For now, it remains only a hunch: the University has made little financial commitment as of yet to Murphy’s project and is still working out a strategy with Murphy to raise during the next nine months the $305,000 in matching funds that the Perry Foundation mandates.
But while surely Ed Murphy is eager to have the money pledged as soon as possible—while he more than anyone has his own personal vision staked to this idea—perhaps he, as an astronomer, knows as well as anyone the vanity of the works and days of hands. An exhibit at the museum portion of the observatory displays boxes highlighting the work that UVA people are doing on studying the formation of the solar system. The exhibit traces the history of gold atoms from the initial formation of stars to gold finding a place near the Earth’s surface.
“People don’t realize it, but we’re made of stuff that comes from suns. We literally do come from the stars. But more importantly for people to realize, that’s where we’re going to go back.”
HOW FAR TO THE NEXT STAR?
McCormick was a leader in parallax
After the McCormick Observatory was built in the late 1800s, the first director, Ormond Stone, used the new telescope to study whether nebula in the southern sky change over time. They do—but, unfortunately for Stone, the changes are too slow to be noticed during a human lifetime, and so his work with nebulae was in vain. Oh, the perils of science!
McCormick’s next director, Samual Alfred Mitchell, had better luck. His use of the telescope to judge the distance to stars began in 1914 and put UVA astronomy on the map for the next 80 years. By the time satellites took over that work, astronomers used telescopes to judge the distance to 10,000 stars—about a third of those distances were figured at UVA.
In order to know the fundamental properties of a star (size, mass, the amount of energy it produces), we must know how far away they are from Earth. To know how far away a star is, astronomers use a method of calculation called “parallax.”
Parallax is the same process by which we, as humans, use our two eyes to judge distance to objects. By looking at the same thing from two perspectives, we intuitively determine distance. Try it yourself: Hold out your thumb and look at it through one eye, then the other. The greater the difference in the perspectives, the closer the object; the smaller the difference, the farther away. Because the earth revolves around the sun, astronomers can take advantage of this principle by looking at a star in six-month intervals, when we have the greatest difference in perspective. Nearby stars appear to wobble in the sky, not because the stars are moving, but because we are going around the sun. Astronomers can estimate the distance to the stars by measuring the size of that wobble.

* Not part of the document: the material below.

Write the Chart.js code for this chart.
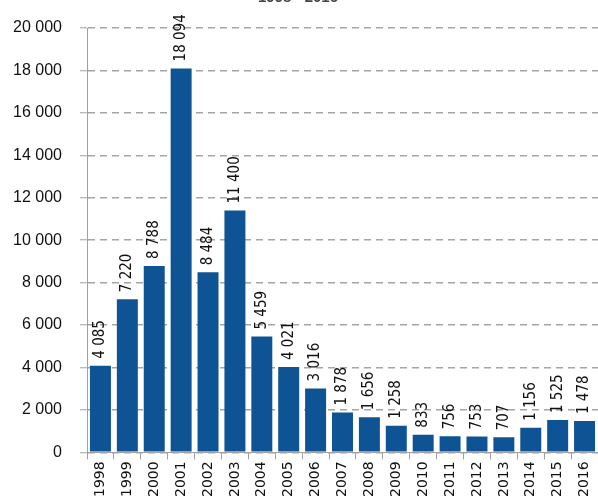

Though astronomers since the ancient Greeks have known of this principle, it takes very good telescopes to make accurate measurements. Mitchell mounted a camera on his telescope so he could take photographs of the stars, and his original 1914 camera still resides in McCormick. Throughout the eight decades that UVA conducted the parallax program, McCormick accumulated glass plate photographs of the night sky almost every night.
Several factors brought the parallax program to a halt in the 1990s. The light pollution in Charlottesville grew increasingly worse, distorting the photographs. Kodak had decided not to manufacture glass plates because there wasn’t enough demand for them—digital cameras had become very popular. The program died when astronomers started using satellites to do the work.
Yet UVA astronomy is still in business. Research continues at Fan Mountain, where UVA has two research telescopes 20 miles south of the city. And thanks to a $10 million donation from alumnus Frank Levinson and his wife, the astronomy department has partnered with the University of Arizona to build a large binocular telescope on Arizona’s Mount Graham, so that UVA can have a share in observing time at a topnotch facility—the primary draw for an astronomy department.—W.G.